Smiley – Sorry I can’t really help you on the 301 front as I have never needed to do it myself. When you figure it out, drop a comment with your solution in case anyone else is having a problem. I’m sure you’ll figure it out.

Smiley February 7, 2008 at 11:44 pm

I figured it out. You can only 301 the main URL, though.

It’s a PHP script, upload index.php into FTP which tells any search engine spiders going to the URL that its moved permanently to the new URL.

I’d post the script but your blog won’t allow it, it kept disappearing (hence the multiple posts, sorry about that)

The other pages I’ve simply used a META forwarding system.

I’m happy now. friendlychatrooms is much easier to remember than friendly hyphen chat

Smiley February 13, 2008 at 1:44 am

Just thought I’d let you know.. I think it worked!

Google Search for friendly chat rooms

Google search for friendly chatrooms

(Done even better on Yahoo)

Yahoo search for friendly chat

Yahoo search for friendly chatrooms

Yahoo search for friendly chat rooms

Perhaps in a couple of years or say I may get found with just “chat rooms”, huh?
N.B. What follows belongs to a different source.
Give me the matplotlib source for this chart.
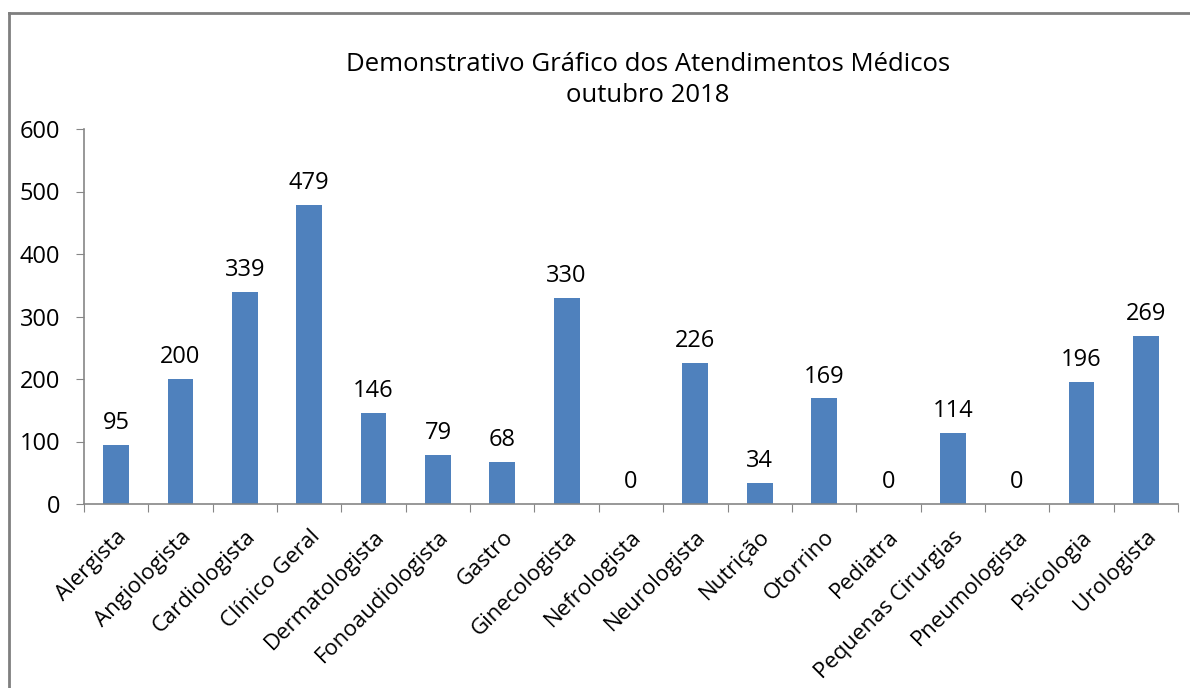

Just a few days after switching and already I have better positioning for the keywords I was after. Mainly because of the added “rooms” and also because of getting rid of the hyphen.

This goes to show, choosing your domain name carefully is VERY important.

Thanks for all your help & advice along the way.

Domaining February 13, 2008 at 9:27 pm

I am really pleased it has worked for you.

Smiley February 14, 2008 at 7:48 am

Thank you, Domaining — and thank you for your encouragement!

Martin Reed - Blog Author February 15, 2008 at 3:15 pm

Smiley – Looks like the decision paid off after all, eh? Congratulations.

Domaining – Thanks for offering your advice and encouragement.

Smiley May 4, 2008 at 9:22 pm

It paid off in the end, I’m getting more hits. People kept losing my old site because of the hyphen.

Martin Reed - Blog Author May 5, 2008 at 4:06 pm

Smiley – I’m glad it all worked out for you in the end!

Rachael June 11, 2009 at 7:22 am

I think that it can be a bad idea to change your domain name, many people can’t always remember how to spell the domain but remember part of it and search for it in google. Unless you are changing your whole brand image or you have somehow black listed yourself in google then it can be a good idea, but if you have built up a good page rank and traffic for that site then don’t change as you will end up starting all over again to build up your reputation.